I have written about Mr. Trump several times in the past. Last August (The Phenomenon that is Trump), I suggested he may be a demagogue. My concerns were that his entreaties were to emotions, not intellect, and that he appealed to those who preferred to be led rather than guided. I believe I was wrong. A demagogue suggests an ideology, an individual with a messianic belief that they are ordained to lead us. But Trump is more of a wrecking ball. He wants to tear down what does not work, then replace what has been razed with more workable alternatives. We do have a bloated government. It is comprised of cronies. It needs reorganization. Government has become “the arbitrary obstacle” Milton Friedman warned about, which blocks people from realizing their ambitions. As we know from the Clinton Foundation and the Panama Papers, government works for those on the inside. Never has it been so easy for politicians to become rich. But the system has not worked for the people. A recent Pew Research Center poll found that median U.S. household incomes, adjusted for the cost of living, fell in 190 of 229 metro areas between 1999 and 2014. It has been that failure which has fueled the campaigns of Bernie Sanders and Donald trump. As well, policies of the Obama Administration have encouraged the fascist-like stance of “political correctness,” which has stifled dissent and suppressed free speech. To elect Mrs. Clinton will further erode personal liberties.
There are a number of conservatives whom I respect that cannot bring themselves to support Mr. Trump. I appreciate their views. He is vulgar and insulting. He does not reflect my values. We could never be friends. But his opponent’s hypocrisy is worse. Like so many on the left, she preaches equality but practices the cronyism (and the inequality that comes with it) she claims to abhor. Mr. Trump may not be the ideal candidate, but he is the people’s choice, and the alternative is worse.
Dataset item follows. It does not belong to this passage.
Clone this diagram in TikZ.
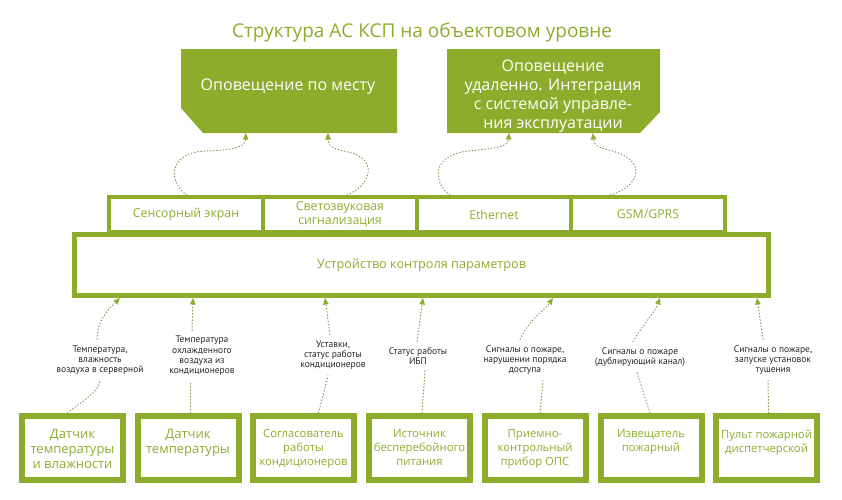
\documentclass[tikz,border=0pt]{standalone}
\usepackage{fontspec}
\setmainfont{Open Sans}
\newfontfamily\notefont{PT Sans}
\usetikzlibrary{arrows.meta}

\definecolor{ksp}{RGB}{141,172,44}
\definecolor{kspdot}{RGB}{130,145,85}
\newcommand{\boxtext}[3]{\parbox[c][37pt][t]{98pt}{\centering\fontsize{#1}{#2}\selectfont #3}}

\begin{document}
\begin{tikzpicture}[x=1pt, y=-1pt,
    title/.style ={text=ksp, font=\fontsize{19}{22}\selectfont},
    alarm/.style ={text=white, align=center, font=\fontsize{16}{19}\selectfont},
    iface/.style ={draw=ksp, line width=4pt, minimum width=154pt, minimum height=35pt,
                   inner sep=0pt, text=ksp, align=center, font=\fontsize{12.3}{14}\selectfont},
    unit/.style ={draw=ksp, line width=5pt, minimum width=694pt, minimum height=61pt,
                  text=ksp, font=\fontsize{12.7}{14}\selectfont},
    sensor/.style ={draw=ksp, line width=6pt, minimum width=101pt, minimum height=64pt,
                    inner sep=0pt, text=ksp},
    note/.style ={align=center, text=black!85, font=\notefont\fontsize{9.5}{10.3}\selectfont,
                  inner sep=1pt, outer sep=5pt},
    link/.style ={kspdot, line width=1pt, dash pattern=on 0.8pt off 2.4pt, line cap=round},
    feed/.style ={link, -{Triangle[width=5.5pt,length=6.5pt,color=ksp]}}]
   \useasboundingbox (0,0) rectangle (842,499);

   \node[title] (head) at (422,32) {Структура АС КСП на объектовом уровне};

   % alert boxes
   \fill[ksp] (181,49) -- (397,49) -- (397,133) -- (203,133) -- (181,108) -- cycle;
   \fill[ksp] (447,49) -- (660,49) -- (660,112) -- (640,133) -- (447,133) -- cycle;
   \node[alarm] (local) at (288,87) {Оповещение по месту};
   \node[alarm] (remote) at (553,96) {Оповещение\\удаленно. Интеграция\\с системой управле-\\ния эксплуатации};
   \coordinate (a1) at (246,133);
   \coordinate (a2) at (328,133);
   \coordinate (a3) at (509,133);
   \coordinate (a4) at (593,133);

   % interfaces and controller
   \node[unit] (ctrl) at (421.5,265) {\raisebox{-4pt}{Устройство контроля параметров}};
   \node[iface] (screen) at (186,214.5) {Сенсорный экран};
   \node[iface] (lights) at (340,214.5) {Светозвуковая\\сигнализация};
   \node[iface] (eth) at (494,214.5) {Ethernet};
   \node[iface] (gsm) at (648,214.5) {GSM/GPRS};

   \draw[feed] ([xshift=1pt]screen.north) .. controls (170,185) and (165,153) .. (205,151) .. controls (235,150) and (245,147) .. (a1);
   \draw[feed] ([xshift=7pt]lights.north) .. controls (372,185) and (378,158) .. (348,152) .. controls (333,149) and (328,146) .. (a2);
   \draw[feed] ([xshift=-44pt]eth.north) .. controls (435,185) and (428,156) .. (468,151) .. controls (498,148) and (508,147) .. (a3);
   \draw[feed] ([xshift=-38pt]gsm.north) .. controls (640,187) and (648,160) .. (612,151) .. controls (598,147) and (594,146) .. (a4);

   % field devices
   \node[sensor] (s1) at (72.5,448) {\boxtext{13}{15}{Датчик\\температуры\\и влажности}};
   \node[sensor] (s2) at (188,448) {\boxtext{13}{15}{Датчик\\температуры}};
   \node[sensor] (s3) at (303.5,448) {\boxtext{11.3}{14}{Согласователь\\работы\\кондиционеров}};
   \node[sensor] (s4) at (419.5,448) {\boxtext{11.3}{14}{Источник\\бесперебойного\\питания}};
   \node[sensor] (s5) at (535,448) {\boxtext{11.3}{14}{Приемно-\\контрольный\\прибор ОПС}};
   \node[sensor] (s6) at (651,448) {\boxtext{11.3}{14}{Извещатель\\пожарный}};
   \node[sensor] (s7) at (766.5,448) {\boxtext{11.3}{14}{Пульт пожарной\\диспетчерской}};

   \node[note] (n1) at (100,360) {Температура,\\влажность\\воздуха в серверной};
   \node[note] (n2) at (202,356) {Температура\\охлажденного\\воздуха из\\кондиционеров};
   \node[note] (n3) at (333,355) {Уставки,\\статус работы\\кондиционеров};
   \node[note] (n4) at (418,356) {Статус работы\\ИБП};
   \node[note] (n5) at (525,360) {Сигналы о пожаре,\\нарушении порядка\\доступа};
   \node[note] (n6) at (640,357) {Сигналы о пожаре\\(дублирующий канал)};
   \node[note] (n7) at (773,360) {Сигналы о пожаре,\\запуске установок\\тушения};

   \coordinate (m1) at (120,298);
   \coordinate (m2) at (193,298);
   \coordinate (m3) at (325,298);
   \coordinate (m4) at (423,298);
   \coordinate (m5) at (553,298);
   \coordinate (m6) at (660,298);
   \coordinate (m7) at (757,298);

   \draw[link] ([xshift=-5pt]s1.north) .. controls (80,402) and (98,394) .. (n1.south);
   \draw[feed] ([xshift=-3pt]n1.north) .. controls (97,318) and (112,306) .. (m1);
   \draw[link] ([xshift=2pt]s2.north) -- ([xshift=-12pt]n2.south);
   \draw[feed] ([xshift=-10pt]n2.north) -- (m2);
   \draw[link] ([xshift=15pt]s3.north) -- ([xshift=-5pt]n3.south);
   \draw[feed] ([xshift=-3pt]n3.north) -- (m3);
   \draw[link] ([xshift=2.5pt]s4.north) -- ([xshift=7pt]n4.south);
   \draw[feed] ([xshift=-1pt]n4.north) -- (m4);
   \draw[link] ([xshift=5pt]s5.north) -- ([xshift=18pt]n5.south);
   \draw[feed] ([xshift=-5pt]n5.north) .. controls (530,318) and (545,310) .. (m5);
   \draw[link] ([xshift=-1pt]s6.north) -- ([xshift=-3pt]n6.south);
   \draw[feed] ([xshift=-7pt]n6.north) .. controls (645,322) and (655,312) .. (m6);
   \draw[link] ([xshift=2pt]s7.north) -- ([xshift=-5pt]n7.south);
   \draw[feed] ([xshift=-10pt]n7.north) -- (m7);
 \end{tikzpicture}
\end{document}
Maintaining the current path only deepens divisions and widens the gaps between the governed and the governors. It is not only world peace and the economy that are at stake, it is the fundamental principles of freedom and democracy that are at risk. Should we forsake our past and allow multiculturalism be our moral guiding star? Lagging economic growth, with non-discretionary items rising as a percent of the federal budget, means we are headed for a difficult place. The longer we delay needed corrections the more damaging will be their consequences. I would prefer that options were different, but if the choice is Mrs. Clinton or Mr. Trump, I will hold my nose, hope for the best and pull the lever for Mr. Trump.